The video showing the Earth and the Moon was captured just after the landing module and propulsion module separation, successfully undertaken by ISRO on 17 August. You can also see visuals of far-side lunar impact craters including Fabry, Giordano Bruno, and Harkhebi J. The Chandrayaan-3 spacecraft has earlier captured its first-ever images of the Moon since it entered the lunar orbit.

As reported by ISRO, the Chandryaaan-3 on August 17 completed its fifth lunar orbit as it separated from the propulsion module and began its descent towards the lunar surface. Announcing this maneuver, ISRO posted on X, “Thanks for the ride, mate!’ said the Lander Module (LM). LM is successfully separated from the Propulsion Module (PM).”

What’s next?

As ISRO informed, Chandrayaan-3 will now carry out two orbit-reduction maneuvers where it will initially enter a lower 100 x 100 km orbit, before settling in a 100 x 30 orbit. After this, the spacecraft will then make its final descent for a lunar touchdown, which is expected to occur on August 23.

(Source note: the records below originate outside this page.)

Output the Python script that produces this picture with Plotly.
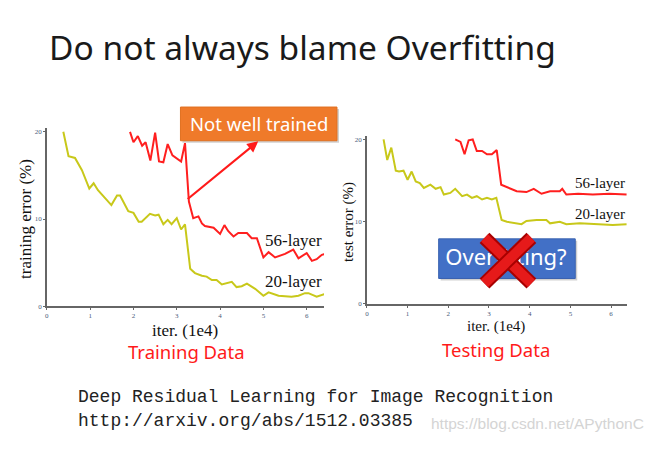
import plotly.graph_objects as go

W, H = 656, 449

# ---- data (iterations in 1e4, error in %) ----
train20_x = [0.38, 0.5, 0.65, 0.81, 0.98, 1.08, 1.18, 1.49, 1.62, 1.69, 1.88, 2.0, 2.12, 2.19, 2.38, 2.5, 2.58, 2.69, 2.79, 2.88, 3.0, 3.1, 3.19, 3.31, 3.42, 3.58, 3.69, 3.81, 3.92, 4.04, 4.27, 4.38, 4.5, 4.62, 4.81, 5.0, 5.12, 5.35, 5.65, 5.81, 5.96, 6.04, 6.23, 6.42]
train20_y = [20.0, 17.2, 17.0, 15.6, 13.5, 14.1, 13.3, 11.6, 12.7, 12.7, 10.9, 10.7, 9.7, 9.7, 10.6, 10.4, 10.5, 9.4, 9.9, 9.4, 10.1, 8.8, 9.4, 4.3, 3.8, 3.5, 3.4, 3.0, 3.0, 2.5, 2.8, 2.2, 2.3, 2.6, 2.0, 1.2, 1.6, 1.2, 1.1, 1.2, 1.5, 1.5, 1.1, 1.4]

train56_x = [1.92, 2.0, 2.1, 2.2, 2.28, 2.39, 2.5, 2.59, 2.69, 2.79, 2.9, 3.0, 3.1, 3.19, 3.28, 3.38, 3.5, 3.58, 3.65, 3.85, 4.0, 4.1, 4.19, 4.31, 4.42, 4.62, 4.73, 4.85, 5.0, 5.12, 5.27, 5.5, 5.69, 5.81, 6.0, 6.12, 6.23, 6.35, 6.42]
train56_y = [20.0, 18.8, 19.5, 18.4, 18.8, 16.7, 19.9, 16.6, 16.5, 18.6, 17.3, 16.9, 16.6, 18.7, 12.0, 10.1, 10.3, 9.5, 9.2, 9.0, 8.3, 9.3, 8.6, 8.0, 8.4, 8.4, 7.8, 7.8, 5.6, 6.2, 5.6, 6.0, 6.5, 5.5, 6.1, 5.2, 5.4, 5.9, 6.0]

test20_x = [0.41, 0.5, 0.6, 0.71, 0.79, 0.9, 1.0, 1.1, 1.2, 1.3, 1.4, 1.56, 1.69, 1.81, 1.89, 2.05, 2.17, 2.34, 2.46, 2.58, 2.7, 2.83, 2.95, 3.07, 3.18, 3.31, 3.44, 3.8, 3.92, 4.17, 4.41, 4.5, 4.74, 4.9, 5.23, 5.64, 6.04, 6.38]
test20_y = [20.0, 17.5, 19.0, 16.2, 16.1, 16.2, 15.1, 16.1, 14.9, 14.7, 14.1, 14.5, 14.0, 14.2, 13.3, 13.5, 14.0, 13.1, 13.3, 12.9, 13.1, 12.7, 12.9, 12.7, 12.9, 10.2, 10.0, 9.7, 10.1, 10.2, 10.2, 9.8, 10.0, 9.7, 9.8, 9.7, 9.6, 9.7]

test56_x = [2.17, 2.3, 2.4, 2.5, 2.6, 2.7, 2.83, 2.95, 3.07, 3.19, 3.3, 3.48, 3.68, 3.92, 4.1, 4.29, 4.5, 4.74, 4.8, 4.9, 5.19, 5.55, 5.96, 6.38]
test56_y = [20.0, 19.7, 18.2, 19.9, 20.0, 18.6, 18.6, 18.2, 18.2, 18.7, 14.5, 14.1, 13.7, 13.6, 14.0, 13.4, 13.7, 13.7, 14.0, 13.3, 13.4, 13.3, 13.4, 13.3]

x_ticks = [0, 1, 2, 3, 4, 5, 6]
y_ticks = [0, 10, 20]

YELLOW = "#c8c81a"
RED = "#ff1f1f"


def px(x):
    return x / W


def py(y):
    return 1 - y / H


fig = go.Figure()
fig.add_trace(go.Scatter(x=train20_x, y=train20_y, mode="lines", line=dict(color=YELLOW, width=2), xaxis="x", yaxis="y"))
fig.add_trace(go.Scatter(x=train56_x, y=train56_y, mode="lines", line=dict(color=RED, width=2), xaxis="x", yaxis="y"))
fig.add_trace(go.Scatter(x=test20_x, y=test20_y, mode="lines", line=dict(color=YELLOW, width=2), xaxis="x2", yaxis="y2"))
fig.add_trace(go.Scatter(x=test56_x, y=test56_y, mode="lines", line=dict(color=RED, width=2), xaxis="x2", yaxis="y2"))

axis_common = dict(showgrid=False, zeroline=False, showline=True, linecolor="#666666", linewidth=1.5,
                   ticks="outside", ticklen=2, tickcolor="#666666",
                   tickfont=dict(family="Liberation Serif", size=7, color="#4a5a7a"))

ytop_l = 309 - 8.8 * 20.4
ytop_r = 306.7 - 8.3 * 20.4
fig.update_layout(
    width=W, height=H, margin=dict(l=0, r=0, t=0, b=0),
    paper_bgcolor="white", plot_bgcolor="rgba(0,0,0,0)", showlegend=False,
    xaxis=dict(domain=[px(45), px(323)], range=[0, 6.4], tickvals=x_ticks, anchor="y", **axis_common),
    yaxis=dict(domain=[py(309), py(ytop_l)], range=[0, 20.4], tickvals=y_ticks, anchor="x", **axis_common),
    xaxis2=dict(domain=[px(366), px(627.3)], range=[0, 6.4], tickvals=x_ticks, anchor="y2", **axis_common),
    yaxis2=dict(domain=[py(306.7), py(ytop_r)], range=[0, 20.4], tickvals=y_ticks, anchor="x2", **axis_common),
    xaxis3=dict(domain=[0, 1], range=[0, W], visible=False, anchor="y3", fixedrange=True),
    yaxis3=dict(domain=[0, 1], range=[H, 0], visible=False, anchor="x3", fixedrange=True),
)

serif = "Liberation Serif"
ann = []


def text(x, y, s, size, color="#111", family=serif, xanchor="center", angle=0):
    ann.append(dict(x=px(x), y=py(y), xref="paper", yref="paper", text=s, showarrow=False,
                    font=dict(family=family, size=size, color=color), xanchor=xanchor, yanchor="middle",
                    textangle=angle))


# title
text(45, 47, "Do not always blame Overfitting", 33.5, color="#1a1a1a", family="Noto Sans", xanchor="left")
# axis titles
text(23, 221, "training error (%)", 17, angle=-90)
text(184, 333, "iter. (1e4)", 17)
text(347, 224, "test error (%)", 15, angle=-90)
text(496, 329, "iter. (1e4)", 15)
# series labels
text(323, 243, "56-layer", 17, xanchor="right")
text(323, 284, "20-layer", 17, xanchor="right")
text(627, 185, "56-layer", 15, xanchor="right")
text(627, 216, "20-layer", 15, xanchor="right")
# captions
text(185, 355, "Training Data", 18.5, color="#ff1a1a", family="Noto Sans")
text(496, 353, "Testing Data", 18.5, color="#ff1a1a", family="Noto Sans")
# reference
text(74, 401, "Deep Residual Learning for Image Recognition", 18, color="#222", family="Liberation Mono", xanchor="left")
text(74, 425, "http://arxiv.org/abs/1512.03385", 18, color="#222", family="Liberation Mono", xanchor="left")
text(428, 427, "https://blog.csdn.net/APythonC", 15.5, color="#d4d4d4", family="Liberation Sans", xanchor="left")

shapes = []


def rect(x0, y0, x1, y1, fill, line="rgba(0,0,0,0)", layer="below"):
    shapes.append(dict(type="rect", xref="paper", yref="paper", x0=px(x0), x1=px(x1), y0=py(y1), y1=py(y0),
                       fillcolor=fill, line=dict(color=line, width=1), layer=layer))


# Not well trained box (above the curves)
rect(181, 110, 338, 144, "rgba(120,120,120,0.35)", layer="above")
rect(179, 108, 336, 142, "#ef7a2a", "#e07020", layer="above")
text(257.5, 125, "Not well trained", 18.5, color="white", family="Noto Sans")
# Overfitting box (below so the red X trace sits over it)
rect(440, 243, 577, 283, "rgba(120,120,120,0.35)")
rect(438, 241, 575, 281, "#4270c6", "#3a62b0")
fig.update_layout(shapes=shapes)

# box label as a text trace so the X can cover it
fig.add_trace(go.Scatter(x=[505.5], y=[262], mode="text", text=["Overfitting?"],
                         textfont=dict(family="Noto Sans", size=22, color="white"),
                         xaxis="x3", yaxis="y3", hoverinfo="skip"))

# arrow
ann.append(dict(x=px(257), y=py(142.5), xref="paper", yref="paper", ax=-72, ay=59, axref="pixel", ayref="pixel",
                text="", showarrow=True, arrowhead=2, arrowsize=1, arrowwidth=2.2, arrowcolor="#ff1a1a"))
fig.update_layout(annotations=ann)

# red X
x_cross_a = [484, 531]
y_cross_a = [240, 286]
x_cross_b = [531, 484]
y_cross_b = [240, 286]
for xs, ys in [(x_cross_a, y_cross_a), (x_cross_b, y_cross_b)]:
    fig.add_trace(go.Scatter(x=xs, y=ys, mode="lines", line=dict(color="#a80000", width=14),
                             xaxis="x3", yaxis="y3", hoverinfo="skip"))
    fig.add_trace(go.Scatter(x=xs, y=ys, mode="lines", line=dict(color="#e61a1a", width=10),
                             xaxis="x3", yaxis="y3", hoverinfo="skip"))

fig.write_html("out.html")
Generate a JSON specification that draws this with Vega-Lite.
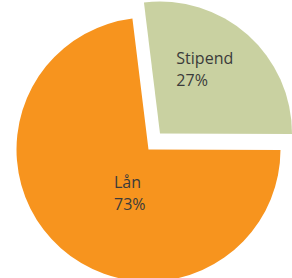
{
  "$schema": "https://vega.github.io/schema/vega-lite/v6.json",
  "width": 292,
  "height": 278,
  "autosize": {"type": "fit", "contains": "padding"},
  "padding": 0,
  "background": "white",
  "config": {"view": {"stroke": null}},
  "data": {"values": [
    {"category": "Stipend", "value": 27, "ord": 1, "label": "Stipend\n27%"},
    {"category": "Lån", "value": 73, "ord": 2, "label": "Lån\n73%"}
  ]},
  "encoding": {
    "theta": {"field": "value", "type": "quantitative", "stack": true, "scale": {"range": [-0.122, 6.161]}},
    "order": {"field": "ord", "type": "quantitative"},
    "color": {"field": "category", "type": "nominal", "legend": null,
      "scale": {"domain": ["Stipend", "Lån"], "range": ["#C9D1A1", "#F7941E"]}}
  },
  "layer": [
    {
      "mark": {"type": "arc", "outerRadius": 132, "xOffset": 2.5, "yOffset": 14, "stroke": null},
      "encoding": {"opacity": {"condition": {"test": "datum.category === 'Lån'", "value": 1}, "value": 0}}
    },
    {
      "mark": {"type": "arc", "outerRadius": 132, "xOffset": 14, "yOffset": -2, "stroke": null},
      "encoding": {"opacity": {"condition": {"test": "datum.category === 'Stipend'", "value": 1}, "value": 0}}
    },
    {
      "mark": {"type": "text", "radius": 45, "xOffset": 2.5, "yOffset": 14, "dx": -4.6, "dy": 4.5, "align": "left", "baseline": "alphabetic", "lineBreak": "\n", "lineHeight": 22, "font": "Open Sans", "fontSize": 16, "fill": "#3b3b3b"},
      "encoding": {"text": {"field": "label"}, "color": {"value": "#3b3b3b"}, "opacity": {"condition": {"test": "datum.category === 'Lån'", "value": 1}, "value": 0}}
    },
    {
      "mark": {"type": "text", "radius": 60, "xOffset": 14, "yOffset": -2, "dx": -23.5, "dy": -25, "align": "left", "baseline": "alphabetic", "lineBreak": "\n", "lineHeight": 22, "font": "Open Sans", "fontSize": 16, "fill": "#3b3b3b"},
      "encoding": {"text": {"field": "label"}, "color": {"value": "#3b3b3b"}, "opacity": {"condition": {"test": "datum.category === 'Stipend'", "value": 1}, "value": 0}}
    }
  ]
}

The propulsion module will continue in its current orbit for months or even years. The Spectro-polarimetry of the Habitable Planet Earth (SHAPE) payload aboard the module will carry out a series of experiments. The experiments carried out by this propulsion module will include the spectroscopic study of the Earth’s atmosphere, measurement of variations in polarization from the clouds on Earth, and collection of Exoplanet signatures that would indicate if humans can survive on the Moon.

The successful landing of Chandrayaan-3 on the lunar surface will lead India to become the fourth nation to touch down on lunar soil, after the US, former USSR, and China.